> **Dataset content**
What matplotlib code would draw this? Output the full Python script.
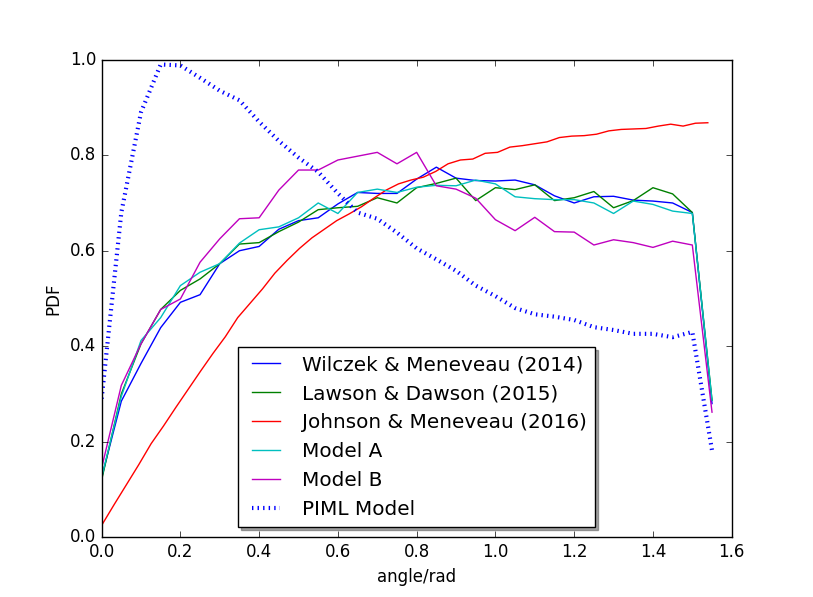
import numpy as np
import matplotlib
matplotlib.use('Agg')
import matplotlib.pyplot as plt

plt.style.use('classic')

# angle grid of the histogram-based curves
angle = [0.0, 0.05, 0.1, 0.15, 0.2, 0.25, 0.3, 0.35, 0.4, 0.45, 0.5, 0.55, 0.6, 0.65, 0.7, 0.75,
         0.8, 0.85, 0.9, 0.95, 1.0, 1.05, 1.1, 1.15, 1.2, 1.25, 1.3, 1.35, 1.4, 1.45, 1.5, 1.55]

wilczek = [0.125, 0.285, 0.364, 0.439, 0.492, 0.508, 0.573, 0.600, 0.609, 0.645, 0.663, 0.669,
           0.698, 0.722, 0.720, 0.720, 0.750, 0.775, 0.752, 0.747, 0.746, 0.748, 0.738, 0.715,
           0.700, 0.713, 0.714, 0.706, 0.704, 0.700, 0.680, 0.280]
lawson = [0.120, 0.300, 0.405, 0.477, 0.517, 0.541, 0.573, 0.614, 0.617, 0.640, 0.660, 0.686,
          0.690, 0.693, 0.711, 0.700, 0.732, 0.741, 0.752, 0.705, 0.732, 0.728, 0.738, 0.705,
          0.711, 0.724, 0.690, 0.705, 0.732, 0.719, 0.680, 0.287]
model_a = [0.125, 0.295, 0.412, 0.460, 0.527, 0.555, 0.573, 0.616, 0.644, 0.650, 0.669, 0.700,
           0.678, 0.722, 0.729, 0.722, 0.733, 0.737, 0.736, 0.748, 0.740, 0.713, 0.709, 0.707,
           0.707, 0.700, 0.678, 0.704, 0.697, 0.683, 0.678, 0.287]
model_b = [0.145, 0.318, 0.405, 0.477, 0.499, 0.576, 0.625, 0.667, 0.669, 0.727, 0.769, 0.769,
           0.790, 0.798, 0.806, 0.782, 0.806, 0.736, 0.729, 0.710, 0.665, 0.642, 0.670, 0.640,
           0.639, 0.612, 0.623, 0.617, 0.607, 0.620, 0.612, 0.262]
piml = [0.290, 0.680, 0.890, 0.990, 0.988, 0.962, 0.935, 0.915, 0.870, 0.830, 0.795, 0.765,
        0.720, 0.680, 0.667, 0.638, 0.605, 0.582, 0.558, 0.527, 0.505, 0.480, 0.467, 0.462,
        0.455, 0.440, 0.434, 0.426, 0.426, 0.419, 0.430, 0.182]

# Johnson & Meneveau on its own grid (k * pi/100)
angle_jm = [k * np.pi / 100 for k in range(50)]
johnson = [0.025, 0.068, 0.110, 0.152, 0.196, 0.233, 0.272, 0.310, 0.348, 0.385, 0.420, 0.460,
           0.490, 0.520, 0.553, 0.580, 0.605, 0.627, 0.645, 0.663, 0.677, 0.692, 0.710, 0.727,
           0.740, 0.748, 0.754, 0.766, 0.782, 0.790, 0.792, 0.804, 0.806, 0.817, 0.820, 0.824,
           0.828, 0.837, 0.840, 0.841, 0.844, 0.851, 0.854, 0.855, 0.856, 0.861, 0.865, 0.861,
           0.867, 0.868]

fig = plt.figure(figsize=(8.13, 5.97), dpi=100)
ax = fig.add_subplot(111)

ax.plot(angle, wilczek, 'b-', label='Wilczek & Meneveau (2014)')
ax.plot(angle, lawson, 'g-', label='Lawson & Dawson (2015)')
ax.plot(angle_jm, johnson, 'r-', label='Johnson & Meneveau (2016)')
ax.plot(angle, model_a, 'c-', label='Model A')
ax.plot(angle, model_b, 'm-', label='Model B')
ax.plot(angle, piml, 'b:', linewidth=3, label='PIML Model')

ax.set_xlim(0, 1.6)
ax.set_ylim(0, 1.0)
ax.set_xlabel('angle/rad')
ax.set_ylabel('PDF')

ax.legend(loc='lower center', fontsize='large', shadow=True)

fig.savefig('out.png', dpi=100)
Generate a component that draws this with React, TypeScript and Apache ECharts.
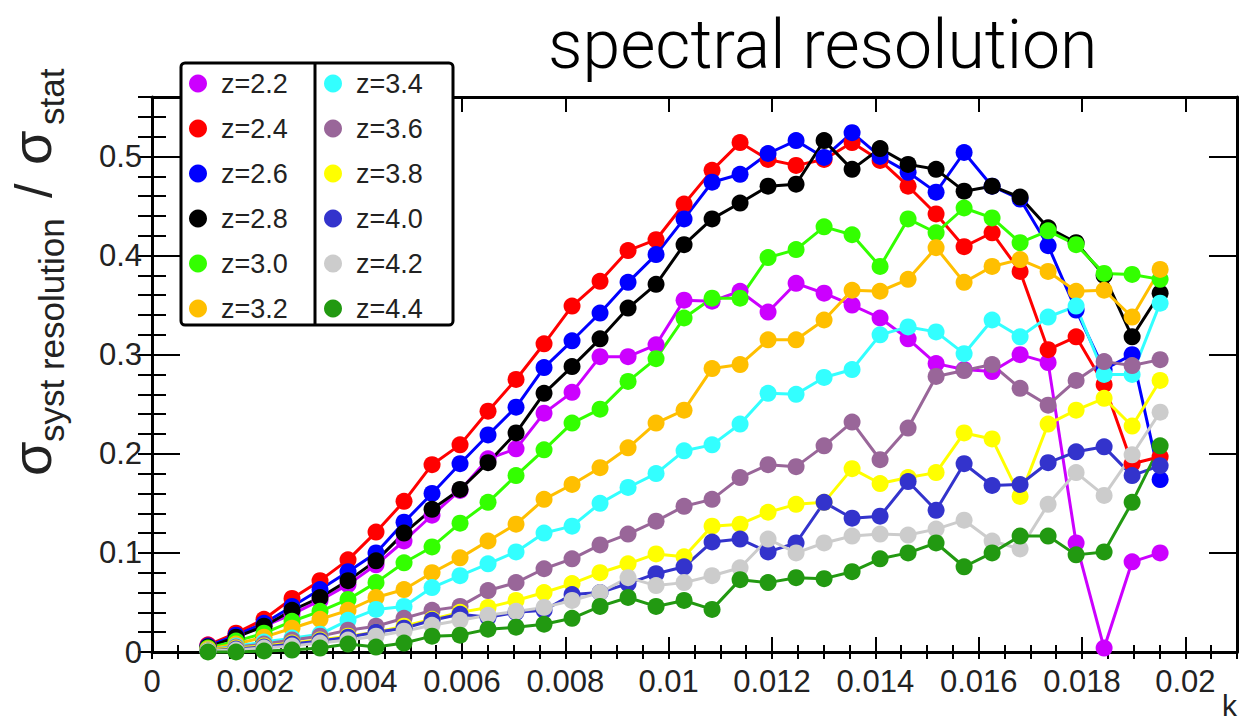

> **Task description**
Pull every line containing the word "this" out of the entries above.

> **Full response**
What matplotlib code would draw this? Output the full Python script.
Generate a component that draws this with React, TypeScript and Apache ECharts.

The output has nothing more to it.